В желании привести доказательства, что селились здесь люди богатые-пребогатые (типа: дом Демидовых на Б.Морской — один из первых каменных жилых домов Петербурга), пришла к неожиданному для себя обобщению — многие возводили здесь дома не для себя, а для своих повзрослевших детей. Более того, в наш короткий маршрут вписались дома для дочерей, выходящих (вышедших) замуж. Уже упомянутый выше Мариинский дворец — подарок Николая I дочери Марии на свадьбу с герцогом Максимилианом Лехтенбергским. Мы свернули на Большую Морскую, и вот впереди уже зажег огни великолепный особняк Половцева (Дом Архитектора) — свадебный подарок банкира Штиглица своей приемной дочери.

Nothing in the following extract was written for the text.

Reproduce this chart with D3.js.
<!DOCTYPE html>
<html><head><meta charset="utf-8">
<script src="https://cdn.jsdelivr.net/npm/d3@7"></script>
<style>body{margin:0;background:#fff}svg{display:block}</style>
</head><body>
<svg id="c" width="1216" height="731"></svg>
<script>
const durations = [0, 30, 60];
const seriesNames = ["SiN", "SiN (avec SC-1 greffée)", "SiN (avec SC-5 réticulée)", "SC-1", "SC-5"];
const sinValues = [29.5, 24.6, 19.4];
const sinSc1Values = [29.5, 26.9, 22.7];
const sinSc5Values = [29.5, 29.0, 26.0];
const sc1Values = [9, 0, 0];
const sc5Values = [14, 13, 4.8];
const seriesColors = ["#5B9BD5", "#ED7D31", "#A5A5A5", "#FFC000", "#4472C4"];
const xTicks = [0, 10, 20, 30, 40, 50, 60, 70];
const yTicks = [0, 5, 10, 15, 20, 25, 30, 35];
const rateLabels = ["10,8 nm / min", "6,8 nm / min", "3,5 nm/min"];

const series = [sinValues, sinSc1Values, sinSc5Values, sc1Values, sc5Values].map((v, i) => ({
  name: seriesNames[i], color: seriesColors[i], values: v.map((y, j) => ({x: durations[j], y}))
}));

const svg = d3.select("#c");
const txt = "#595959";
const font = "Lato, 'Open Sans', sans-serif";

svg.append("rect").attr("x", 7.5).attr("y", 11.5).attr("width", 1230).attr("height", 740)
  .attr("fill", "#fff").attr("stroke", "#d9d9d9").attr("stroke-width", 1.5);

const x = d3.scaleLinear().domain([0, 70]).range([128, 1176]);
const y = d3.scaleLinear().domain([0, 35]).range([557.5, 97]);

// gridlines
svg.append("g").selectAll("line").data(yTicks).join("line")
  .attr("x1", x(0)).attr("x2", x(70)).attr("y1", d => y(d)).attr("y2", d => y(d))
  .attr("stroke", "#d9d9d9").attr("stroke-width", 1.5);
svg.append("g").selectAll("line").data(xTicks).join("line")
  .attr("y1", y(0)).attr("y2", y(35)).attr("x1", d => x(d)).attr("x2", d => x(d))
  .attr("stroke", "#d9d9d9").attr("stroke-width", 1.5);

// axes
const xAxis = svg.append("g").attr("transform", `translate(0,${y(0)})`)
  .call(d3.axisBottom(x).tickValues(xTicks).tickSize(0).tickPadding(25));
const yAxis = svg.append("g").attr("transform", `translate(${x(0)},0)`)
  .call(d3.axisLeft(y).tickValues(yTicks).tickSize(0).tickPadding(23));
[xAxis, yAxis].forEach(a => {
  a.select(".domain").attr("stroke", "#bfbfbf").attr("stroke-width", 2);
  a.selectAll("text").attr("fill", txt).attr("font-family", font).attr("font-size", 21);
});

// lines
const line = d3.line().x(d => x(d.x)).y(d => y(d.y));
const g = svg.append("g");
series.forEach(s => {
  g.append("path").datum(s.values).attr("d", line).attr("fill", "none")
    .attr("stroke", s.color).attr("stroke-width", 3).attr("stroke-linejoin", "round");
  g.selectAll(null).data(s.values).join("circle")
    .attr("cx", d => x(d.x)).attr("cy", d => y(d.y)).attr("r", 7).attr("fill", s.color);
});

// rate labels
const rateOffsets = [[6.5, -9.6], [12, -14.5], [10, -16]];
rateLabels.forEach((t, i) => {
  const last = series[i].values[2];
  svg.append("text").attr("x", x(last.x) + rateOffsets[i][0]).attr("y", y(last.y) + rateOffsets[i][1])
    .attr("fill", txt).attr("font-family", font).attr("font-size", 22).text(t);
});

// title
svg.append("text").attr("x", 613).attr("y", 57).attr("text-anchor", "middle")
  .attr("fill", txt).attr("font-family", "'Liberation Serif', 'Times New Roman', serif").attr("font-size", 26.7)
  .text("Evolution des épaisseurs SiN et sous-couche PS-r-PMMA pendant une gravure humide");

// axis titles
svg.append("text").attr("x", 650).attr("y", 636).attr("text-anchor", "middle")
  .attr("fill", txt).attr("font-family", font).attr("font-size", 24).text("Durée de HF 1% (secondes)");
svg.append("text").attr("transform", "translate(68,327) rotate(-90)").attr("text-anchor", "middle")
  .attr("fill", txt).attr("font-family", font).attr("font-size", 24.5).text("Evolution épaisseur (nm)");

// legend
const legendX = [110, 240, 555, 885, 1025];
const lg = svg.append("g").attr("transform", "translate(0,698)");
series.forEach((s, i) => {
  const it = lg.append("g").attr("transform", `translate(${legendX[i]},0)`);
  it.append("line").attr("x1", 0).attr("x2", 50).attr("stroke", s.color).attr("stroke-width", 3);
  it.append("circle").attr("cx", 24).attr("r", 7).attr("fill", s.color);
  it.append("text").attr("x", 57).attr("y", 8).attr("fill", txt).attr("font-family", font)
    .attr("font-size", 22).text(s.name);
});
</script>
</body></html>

А цель нашего путешествия дом Набоковых, где в музее писателя последний день работает выставка, на которую мы направляемся. Покупка и переобустройство этого дома тоже связаны с тем, что Елена Ивановна Рукавишникова, дочь золотопромышленника и крупного акционера Ленских приисков, а по совместительству действительного статского советника, вышла замуж за Владимира Дмитриевича Набокова. Этот союз подарил нам не только великого писателя, но и великолепный дом.

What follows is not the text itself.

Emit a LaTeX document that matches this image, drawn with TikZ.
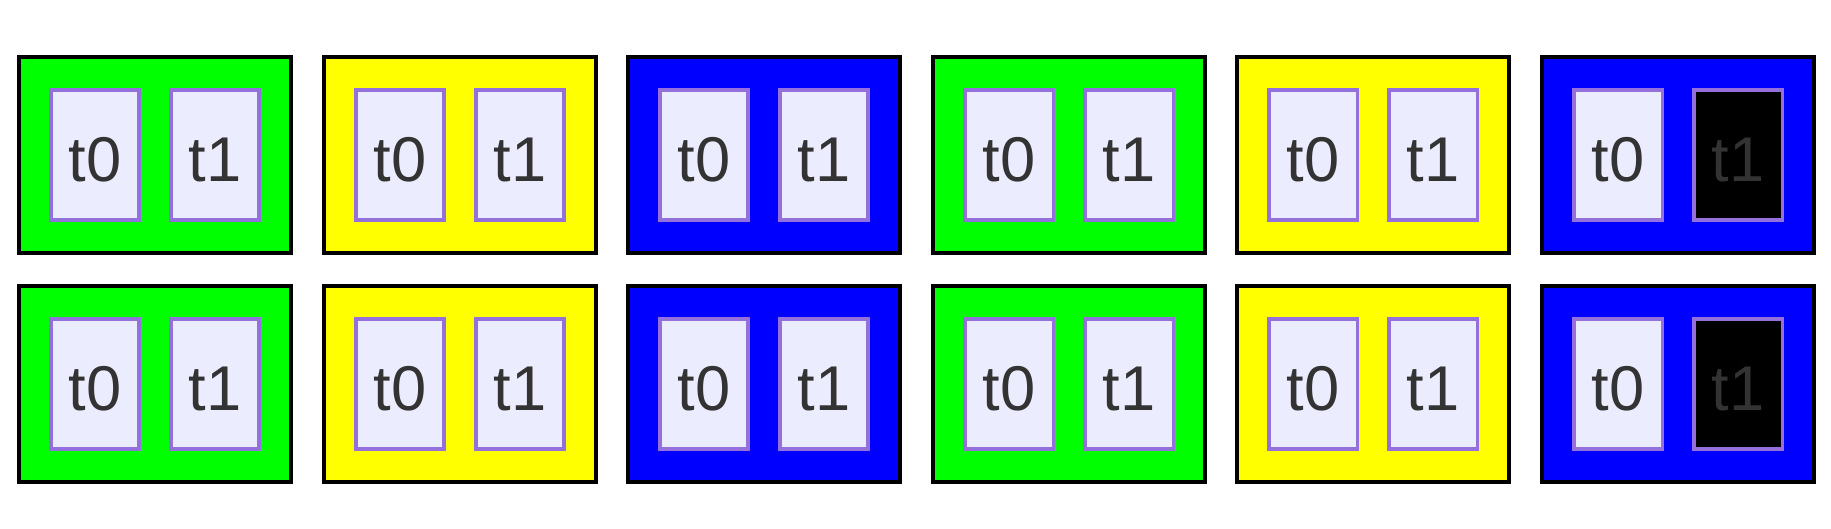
\documentclass[tikz,border=0pt]{standalone}
\usepackage{fontspec}
\setmainfont{Liberation Sans}
\definecolor{txtgray}{HTML}{333333}
\definecolor{taskfill}{HTML}{ECECFF}
\definecolor{taskline}{HTML}{9370DB}
\definecolor{grpgreen}{HTML}{00FF00}
\definecolor{grpyellow}{HTML}{FFFF00}
\definecolor{grpblue}{HTML}{0000FF}
\begin{document}
\begin{tikzpicture}[x=0.02cm,y=-0.02cm,
	grp/.style={draw=black,line width=2pt,minimum width=5.45cm,minimum height=3.92cm,inner sep=0pt},
	task/.style={draw=taskline,line width=2pt,minimum width=1.77cm,minimum height=2.6cm,inner sep=0pt,
		text height=30pt,text depth=0pt,text=txtgray,font=\fontsize{36}{42}\selectfont}]
		\fill[white] (0,0) rectangle (1831,528);
		\useasboundingbox (0,0) rectangle (1831,528);

		\foreach \r/\y in {1/155,2/384}
			\foreach \c/\x/\clr/\tf in {1/155/grpgreen/taskfill,2/460/grpyellow/taskfill,3/764/grpblue/taskfill,
				4/1069/grpgreen/taskfill,5/1373/grpyellow/taskfill,6/1678/grpblue/black}
			{
				\node[grp,fill=\clr] (g\r\c) at (\x,\y) {};
				\node[task,fill=taskfill] (ta\r\c) at (\x-60,\y) {t0};
				\node[task,fill=\tf] (tb\r\c) at (\x+60,\y) {t1};
			}
	\end{tikzpicture}
\end{document}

В стиле, что называется, ранним петербургским модерном. Дом и сам по себе хорош, но вкупе с литературной известностью он еще больше наполнен смыслом.
Внутри сразу погружаешься в атмосферу новогоднего праздника.

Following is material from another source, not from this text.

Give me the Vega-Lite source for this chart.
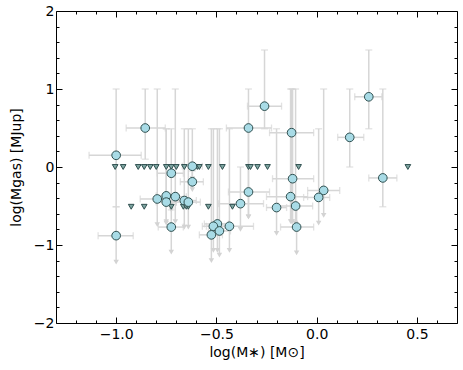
{
  "$schema": "https://vega.github.io/schema/vega-lite/v6.json",
  "width": 401,
  "height": 312,
  "autosize": {"type": "none"},
  "padding": {"left": 56, "top": 11, "right": 6, "bottom": 47},
  "config": {
    "view": {"stroke": null},
    "font": "DejaVu Sans",
    "axis": {"labelFont": "DejaVu Sans", "titleFont": "DejaVu Sans", "labelFontSize": 14, "titleFontSize": 14, "titleFontWeight": "normal", "labelColor": "black", "titleColor": "black", "grid": false, "tickColor": "black", "domainColor": "black"}
  },
  "datasets": {
    "c": [
      {"x": -1.0, "y": 0.15, "xlo": -1.135, "xhi": -0.875, "ylo": -0.51, "yhi": 1.0, "arr": 0},
      {"x": -1.0, "y": -0.88, "xlo": -1.09, "xhi": -0.915, "ylo": -1.22, "yhi": -0.51, "arr": 1},
      {"x": -0.855, "y": 0.5, "xlo": -0.95, "xhi": -0.755, "ylo": 0.1, "yhi": 1.0, "arr": 0},
      {"x": -0.795, "y": -0.41, "xlo": -0.88, "xhi": -0.74, "ylo": -0.74, "yhi": 1.0, "arr": 1},
      {"x": -0.75, "y": -0.37, "xlo": -0.8, "xhi": -0.7, "ylo": -0.7, "yhi": 0.49, "arr": 1},
      {"x": -0.75, "y": -0.45, "xlo": -0.8, "xhi": -0.7, "ylo": -0.72, "yhi": 0.49, "arr": 1},
      {"x": -0.725, "y": -0.08, "xlo": -0.795, "xhi": -0.665, "ylo": -0.55, "yhi": 0.49, "arr": 1},
      {"x": -0.725, "y": -0.77, "xlo": -0.79, "xhi": -0.665, "ylo": -1.09, "yhi": -0.55, "arr": 1},
      {"x": -0.705, "y": -0.38, "xlo": -0.76, "xhi": -0.65, "ylo": -0.7, "yhi": 1.0, "arr": 1},
      {"x": -0.66, "y": -0.43, "xlo": -0.72, "xhi": -0.6, "ylo": -0.77, "yhi": 0.49, "arr": 1},
      {"x": -0.64, "y": -0.45, "xlo": -0.7, "xhi": -0.58, "ylo": -0.77, "yhi": 0.49, "arr": 1},
      {"x": -0.62, "y": 0.01, "xlo": -0.67, "xhi": -0.57, "ylo": -0.15, "yhi": 0.49, "arr": 1},
      {"x": -0.62, "y": -0.19, "xlo": -0.68, "xhi": -0.565, "ylo": -0.29, "yhi": -0.05, "arr": 1},
      {"x": -0.26, "y": 0.78, "xlo": -0.345, "xhi": -0.175, "ylo": 0.49, "yhi": 1.5, "arr": 0},
      {"x": -0.34, "y": 0.5, "xlo": -0.45, "xhi": -0.225, "ylo": -0.64, "yhi": 1.0, "arr": 1},
      {"x": -0.125, "y": 0.44, "xlo": -0.235, "xhi": -0.015, "ylo": -0.7, "yhi": 1.0, "arr": 1},
      {"x": 0.165, "y": 0.38, "xlo": 0.105, "xhi": 0.235, "ylo": 0.0, "yhi": 1.0, "arr": 0},
      {"x": 0.26, "y": 0.9, "xlo": 0.19, "xhi": 0.325, "ylo": 0.49, "yhi": 1.5, "arr": 0},
      {"x": 0.33, "y": -0.14, "xlo": 0.26, "xhi": 0.4, "ylo": -0.51, "yhi": 1.0, "arr": 0},
      {"x": 0.035, "y": -0.3, "xlo": -0.045, "xhi": 0.115, "ylo": -0.62, "yhi": 1.0, "arr": 1},
      {"x": 0.01, "y": -0.39, "xlo": -0.065, "xhi": 0.065, "ylo": -0.72, "yhi": 0.49, "arr": 1},
      {"x": -0.12, "y": -0.15, "xlo": -0.22, "xhi": -0.015, "ylo": -0.7, "yhi": 1.0, "arr": 1},
      {"x": -0.13, "y": -0.38, "xlo": -0.25, "xhi": -0.045, "ylo": -0.7, "yhi": 1.0, "arr": 1},
      {"x": -0.105, "y": -0.5, "xlo": -0.19, "xhi": -0.02, "ylo": -0.72, "yhi": 1.0, "arr": 1},
      {"x": -0.1, "y": -0.77, "xlo": -0.18, "xhi": -0.015, "ylo": -1.1, "yhi": -0.5, "arr": 1},
      {"x": -0.2, "y": -0.52, "xlo": -0.25, "xhi": -0.15, "ylo": -0.85, "yhi": 0.49, "arr": 1},
      {"x": -0.34, "y": -0.32, "xlo": -0.44, "xhi": -0.235, "ylo": -0.64, "yhi": 0.5, "arr": 1},
      {"x": -0.38, "y": -0.47, "xlo": -0.49, "xhi": -0.265, "ylo": -0.8, "yhi": 0.0, "arr": 1},
      {"x": -0.435, "y": -0.76, "xlo": -0.55, "xhi": -0.315, "ylo": -1.07, "yhi": 0.49, "arr": 1},
      {"x": -0.495, "y": -0.73, "xlo": -0.56, "xhi": -0.44, "ylo": -1.07, "yhi": 0.49, "arr": 1},
      {"x": -0.515, "y": -0.76, "xlo": -0.57, "xhi": -0.46, "ylo": -1.07, "yhi": 0.49, "arr": 1},
      {"x": -0.485, "y": -0.82, "xlo": -0.54, "xhi": -0.43, "ylo": -1.13, "yhi": 0.49, "arr": 1},
      {"x": -0.525, "y": -0.87, "xlo": -0.585, "xhi": -0.47, "ylo": -1.2, "yhi": 0.49, "arr": 1}
    ],
    "t": [
      {"x": -1.005, "y": 0.0}, {"x": -0.965, "y": 0.0}, {"x": -0.89, "y": 0.0}, {"x": -0.86, "y": 0.0},
      {"x": -0.83, "y": 0.0}, {"x": -0.8, "y": 0.0}, {"x": -0.75, "y": 0.0}, {"x": -0.725, "y": 0.0},
      {"x": -0.7, "y": 0.0}, {"x": -0.66, "y": 0.0}, {"x": -0.595, "y": 0.0}, {"x": -0.585, "y": 0.0},
      {"x": -0.54, "y": 0.0}, {"x": -0.47, "y": 0.0}, {"x": -0.34, "y": 0.0}, {"x": -0.33, "y": 0.0},
      {"x": -0.295, "y": 0.0}, {"x": -0.245, "y": 0.0}, {"x": -0.09, "y": 0.0}, {"x": 0.455, "y": 0.0},
      {"x": -0.925, "y": -0.51}, {"x": -0.86, "y": -0.51}, {"x": -0.725, "y": -0.51}, {"x": -0.665, "y": -0.51},
      {"x": -0.65, "y": -0.51}, {"x": -0.64, "y": -0.51}, {"x": -0.54, "y": -0.51}, {"x": -0.42, "y": -0.51}
    ]
  },
  "resolve": {"axis": {"x": "independent", "y": "independent"}},
  "layer": [
    {
      "data": {"name": "c"},
      "mark": {"type": "rule", "color": "#d6d6d6", "strokeWidth": 1.5},
      "encoding": {
        "x": {"field": "x", "type": "quantitative", "scale": {"domain": [-1.3, 0.7], "nice": false, "zero": false},
          "axis": {"orient": "bottom", "values": [-1, -0.5, 0, 0.5], "format": ".1f", "tickSize": -6, "labelPadding": 10, "title": "log(M∗) [M⊙]", "titlePadding": 4}},
        "y": {"field": "ylo", "type": "quantitative", "scale": {"domain": [-2, 2], "nice": false, "zero": false},
          "axis": {"orient": "left", "values": [-2, -1, 0, 1, 2], "format": "d", "tickSize": -6, "labelPadding": 8, "title": "log(Mgas) [MJup]", "titlePadding": 10}},
        "y2": {"field": "yhi"}
      }
    },
    {
      "data": {"name": "c"},
      "mark": {"type": "rule", "color": "#d6d6d6", "strokeWidth": 1.5},
      "encoding": {
        "x": {"field": "xlo", "type": "quantitative",
          "axis": {"orient": "bottom", "values": [-1.2, -1.1, -0.9, -0.8, -0.7, -0.6, -0.4, -0.3, -0.2, -0.1, 0.1, 0.2, 0.3, 0.4, 0.6], "tickSize": -3, "labels": false, "domain": false, "title": null}},
        "x2": {"field": "xhi"},
        "y": {"field": "y", "type": "quantitative",
          "axis": {"orient": "left", "values": [-1.8, -1.6, -1.4, -1.2, -0.8, -0.6, -0.4, -0.2, 0.2, 0.4, 0.6, 0.8, 1.2, 1.4, 1.6, 1.8], "tickSize": -3, "labels": false, "domain": false, "title": null}}
      }
    },
    {
      "data": {"name": "c"},
      "mark": {"type": "tick", "orient": "horizontal", "color": "#d6d6d6", "size": 7, "thickness": 1.3},
      "encoding": {
        "x": {"field": "x", "type": "quantitative",
          "axis": {"orient": "top", "values": [-1, -0.5, 0, 0.5], "tickSize": -6, "labels": false, "title": null}},
        "y": {"field": "yhi", "type": "quantitative",
          "axis": {"orient": "right", "values": [-2, -1, 0, 1, 2], "tickSize": -6, "labels": false, "title": null}}
      }
    },
    {
      "data": {"name": "c"},
      "transform": [{"filter": "datum.arr == 0"}],
      "mark": {"type": "tick", "orient": "horizontal", "color": "#d6d6d6", "size": 7, "thickness": 1.3},
      "encoding": {
        "x": {"field": "x", "type": "quantitative",
          "axis": {"orient": "top", "values": [-1.2, -1.1, -0.9, -0.8, -0.7, -0.6, -0.4, -0.3, -0.2, -0.1, 0.1, 0.2, 0.3, 0.4, 0.6], "tickSize": -3, "labels": false, "domain": false, "title": null}},
        "y": {"field": "ylo", "type": "quantitative",
          "axis": {"orient": "right", "values": [-1.8, -1.6, -1.4, -1.2, -0.8, -0.6, -0.4, -0.2, 0.2, 0.4, 0.6, 0.8, 1.2, 1.4, 1.6, 1.8], "tickSize": -3, "labels": false, "domain": false, "title": null}}
      }
    },
    {
      "data": {"name": "c"},
      "mark": {"type": "tick", "orient": "vertical", "color": "#d6d6d6", "size": 7, "thickness": 1.3},
      "encoding": {
        "x": {"field": "xlo", "type": "quantitative", "axis": null},
        "y": {"field": "y", "type": "quantitative", "axis": null}
      }
    },
    {
      "data": {"name": "c"},
      "mark": {"type": "tick", "orient": "vertical", "color": "#d6d6d6", "size": 7, "thickness": 1.3},
      "encoding": {
        "x": {"field": "xhi", "type": "quantitative", "axis": null},
        "y": {"field": "y", "type": "quantitative", "axis": null}
      }
    },
    {
      "data": {"name": "c"},
      "transform": [{"filter": "datum.arr == 1"}],
      "mark": {"type": "point", "shape": "triangle-down", "filled": true, "color": "#d3d3d3", "size": 30, "opacity": 1},
      "encoding": {
        "x": {"field": "x", "type": "quantitative", "axis": null},
        "y": {"field": "ylo", "type": "quantitative", "axis": null}
      }
    },
    {
      "data": {"name": "t"},
      "mark": {"type": "point", "shape": "triangle-down", "filled": true, "fill": "#7fa6a2", "stroke": "#2f4f4f", "strokeWidth": 1, "size": 32, "opacity": 1},
      "encoding": {
        "x": {"field": "x", "type": "quantitative", "axis": null},
        "y": {"field": "y", "type": "quantitative", "axis": null}
      }
    },
    {
      "data": {"name": "c"},
      "mark": {"type": "point", "shape": "circle", "filled": true, "fill": "#a8dbe6", "stroke": "#2f4f4f", "strokeWidth": 1, "size": 75, "opacity": 1},
      "encoding": {
        "x": {"field": "x", "type": "quantitative", "axis": null},
        "y": {"field": "y", "type": "quantitative", "axis": null}
      }
    }
  ]
}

И можно ли не поверить в чудо, когда под ёлкой такие сокровища?
Привожу полное название выставки: «Сверкающая сказка: Ёлочные игрушки конца XIX — начала XX вв. из коллекции Г. А. Ефановой-Мингазовой».
Конечно, длинновато, но слов из песни не выкинешь. Коллекционеров часто называют странными людьми, но когда они делятся своими сокровищами (пусть и временно), мы должны быть им благодарны за возможность соприкасаться с историей «вживую», через сохраненные предметы ощущать её.
Символично, что подобная выставка проходит в доме, где В. В. Набоков родился, провел детство, где впитывал любовь родителей, получал подарки на Рождество… (Впрочем, о детстве лучше почитать у самого Набокова). А потом ожидаемо детство закончилось, и совсем неожидаемо, что в 18 лет он покинет этот дом навсегда. Всё, такое дорогое сердцу, останется только в памяти и в его книгах.
И вот сейчас под крышей дома собрались игрушки того времени, которые соседствуют с немногочисленными экспонатами музея.
В представленной коллекции помимо елочных игрушек присутствуют и другие предметы, связанные с празднованием Нового года и Рождества.
Читаю приглашение в Большой Царскосельский дворец к Божественной Литургии и к Высочайшему завтраку 1 января.
Отправление с вокзала в 9–30. А надо еще и собраться (чего стоит одеть «полувырезное» платье), до вокзала добраться, пусть и в собственной карете и без пробок. Совсем недавно отгремела новогодняя ночь, и сочувствие наполнило душу мою. Ненадолго. Читаю внимательнее: «въ день наступающаго Новаго Года» — так по старому стилю Новый год еще не наступил! — внимательнее надо быть, а то получится как с альтернативной историей.
Вообще, внимательное рассматривание даёт пищу для ума. Многое для меня осталось еще непереваренным. К примеру, флажки.
Смутил флаг Норвегии. Была даже мысль: «Вот, оказывается, какой у Норвегии был флаг раньше», но посмотрев на флажок с подписью «Россия», понимаю, что это только игрушка. Но все-таки, причем здесь рожок?
Из интересной подборки открыток выберу, пожалуй, одну, чтобы поздравить всех с наступившим Новым годом и пожелать кому детей, кому внуков — правнуков тоже можно!